A choice-based piece, written in Ink, based around a conversation between a psychologist and a patient (set in I think the USSR?). I say “piece” instead of “game” because the focus was very much on the story and the writing rather than the playing. There are choices to make, but with the feeling of not very much choice to them—both because you’re constrained by your role, and because your patient often doesn’t really care what you have to say.
That writing, then, is excellent. The patient’s descriptions got a visceral reaction in some places and the twist at the end was very effective—if there were indications of it earlier, I certainly didn’t notice them. It read like a very solid short story, interactive or not. The first time through I thought my choices didn’t really matter and any other sequence of choices would have led to the same ending; then I went through again and it finished differently. (Now if only I could choose not to bring up Oksana…)

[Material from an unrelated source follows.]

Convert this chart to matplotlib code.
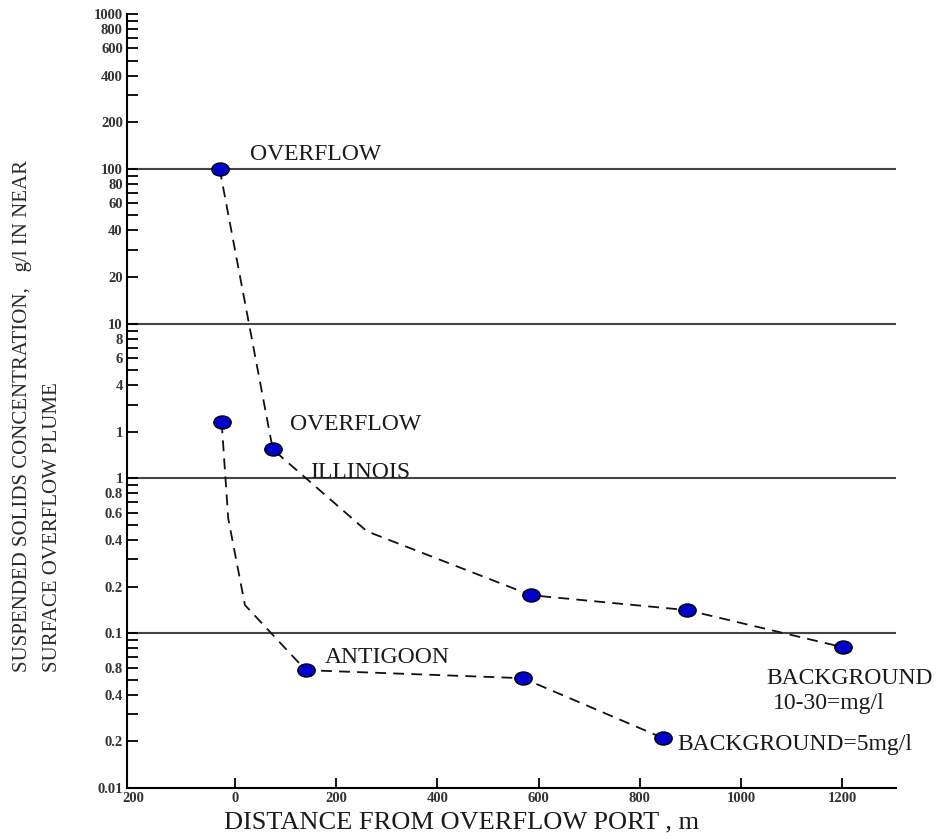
import numpy as np
import matplotlib
matplotlib.use("Agg")
import matplotlib.pyplot as plt
from matplotlib.path import Path
from matplotlib.transforms import Affine2D
from matplotlib.ticker import FixedLocator, FixedFormatter, NullLocator

plt.rcParams['font.family'] = ['Liberation Serif', 'DejaVu Serif']

# --- data ---
# upper curve (OVERFLOW / ILLINOIS); index 2 is a bend of the dashed line, no marker
upper_dist = [-30, 75, 261, 585, 893, 1202]
upper_conc = [100, 1.54, 0.455, 0.176, 0.141, 0.081]
upper_marked = [0, 1, 3, 4, 5]

# lower curve (OVERFLOW / ANTIGOON); indices 1, 2 are bends of the dashed line
lower_dist = [-26, -13, 20, 140, 569, 846]
lower_conc = [2.30, 0.55, 0.152, 0.0577, 0.0512, 0.0210]
lower_marked = [0, 3, 4, 5]

# decade reference lines
ref_levels = [100, 10, 1, 0.1]

# y tick labels as printed on the original (some of them misprinted)
y_label_vals = [1000, 800, 600, 400, 200,
                100, 80, 60, 40, 20,
                10, 8, 6, 4, 2,
                1, 0.8, 0.6, 0.4, 0.2,
                0.1, 0.06, 0.04, 0.02, 0.01]
y_label_txt = ['1000', '800', '600', '400', '200',
               '100', '80', '60', '40', '20',
               '10', '8', '6', '4', '1',
               '1', '0.8', '0.6', '0.4', '0.2',
               '0.1', '0.8', '0.4', '0.2', '0.01']

x_tick_vals = [-200, 0, 200, 400, 600, 800, 1000, 1200]
x_tick_txt = ['200', '0', '200', '400', '600', '800', '1000', '1200']

# annotations: text, x, y
notes = [
    ('OVERFLOW', 30, 123),
    ('OVERFLOW', 109, 2.23),
    ('ILLINOIS', 148, 1.09),
    ('ANTIGOON', 178, 0.070),
    ('BACKGROUND', 1049, 0.0512),
    ('10-30=mg/l', 1063, 0.0353),
    ('BACKGROUND=5mg/l', 874, 0.0190),
]

# --- figure ---
fig = plt.figure(figsize=(9.49, 8.39), dpi=100)
ax = fig.add_axes([0.1338, 0.0608, 0.9442 - 0.1338, 0.9833 - 0.0608])
ax.set_yscale('log')
ax.set_xlim(-213, 1306)
ax.set_ylim(0.01, 1000)

for lvl in ref_levels:
    ax.axhline(lvl, color='#444444', lw=1.5, zorder=1)

# slightly wide ellipse marker, like the stretched dots in the scan
ellipse = Path.unit_circle().transformed(Affine2D().scale(1.33, 1.0))

for xs, ys, marked in [(upper_dist, upper_conc, upper_marked),
                       (lower_dist, lower_conc, lower_marked)]:
    ax.plot(xs, ys, color='#111111', lw=1.3, ls=(0, (6, 4)), zorder=2)
    ax.plot([xs[i] for i in marked], [ys[i] for i in marked], ls='none',
            marker=ellipse, ms=12.5, mfc='#0000cc', mec='black', mew=1.0, zorder=3)

for txt, x, y in notes:
    ax.text(x, y, txt, fontsize=17, ha='left', va='center', color='#1a1a1a')

# y ticks: every 1..9 x decade, labels only where the original has them
y_all = sorted({m * 10.0 ** k for k in range(-2, 3) for m in range(1, 10)} | {1000.0})
ax.yaxis.set_major_locator(FixedLocator(y_all))
lab_map = {round(v, 6): t for v, t in zip(y_label_vals, y_label_txt)}
ax.yaxis.set_major_formatter(FixedFormatter([lab_map.get(round(v, 6), '') for v in y_all]))
ax.yaxis.set_minor_locator(NullLocator())

ax.xaxis.set_major_locator(FixedLocator(x_tick_vals))
ax.xaxis.set_major_formatter(FixedFormatter(x_tick_txt))

ax.tick_params(axis='y', direction='in', length=8, width=1.3, pad=3,
               labelsize=10.5, labelcolor='#333333')
ax.tick_params(axis='x', direction='in', length=7, width=1.3, pad=3,
               labelsize=10.5, labelcolor='#333333')
for lab in ax.get_xticklabels() + ax.get_yticklabels():
    lab.set_fontweight('bold')
ax.xaxis.get_major_ticks()[0].tick1line.set_visible(False)

ax.spines['top'].set_visible(False)
ax.spines['right'].set_visible(False)
ax.spines['left'].set_linewidth(1.5)
ax.spines['bottom'].set_linewidth(1.5)

fig.text(0.0232, 0.199, 'SUSPENDED SOLIDS CONCENTRATION,   g/l IN NEAR',
         rotation=90, rotation_mode='anchor', ha='left', va='center',
         fontsize=15, color='#2a2a2a')
fig.text(0.0548, 0.199, 'SURFACE OVERFLOW PLUME',
         rotation=90, rotation_mode='anchor', ha='left', va='center',
         fontsize=15, color='#2a2a2a')
fig.text(0.486, 0.0203, 'DISTANCE FROM OVERFLOW PORT , m',
         ha='center', va='center', fontsize=19, color='#1a1a1a')

fig.savefig('out.png', dpi=100)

My biggest issue with it is typographical. It’s a weird thing to criticize in a Petite Mort game, but the whole story is told through this conversation, and I was sometimes confused about who was talking and what was dialogue versus action. Quotation marks were sometimes there and sometimes not: “let the silence sit” was (as far as I can tell) an action for my character to take, and please, carry on was a line for my character to say. Some sort of indication of who each line belonged to would help.
Overall, though, the writing is very solid, way more so than I expected in a four-hour game. Whatever the typography may be, I’d have to recommend it on that point alone. And even if this brand of psychological horror isn’t my usual jam, the way I reacted to the writing shows that it’s succeeding at what it’s trying to do. Very well done.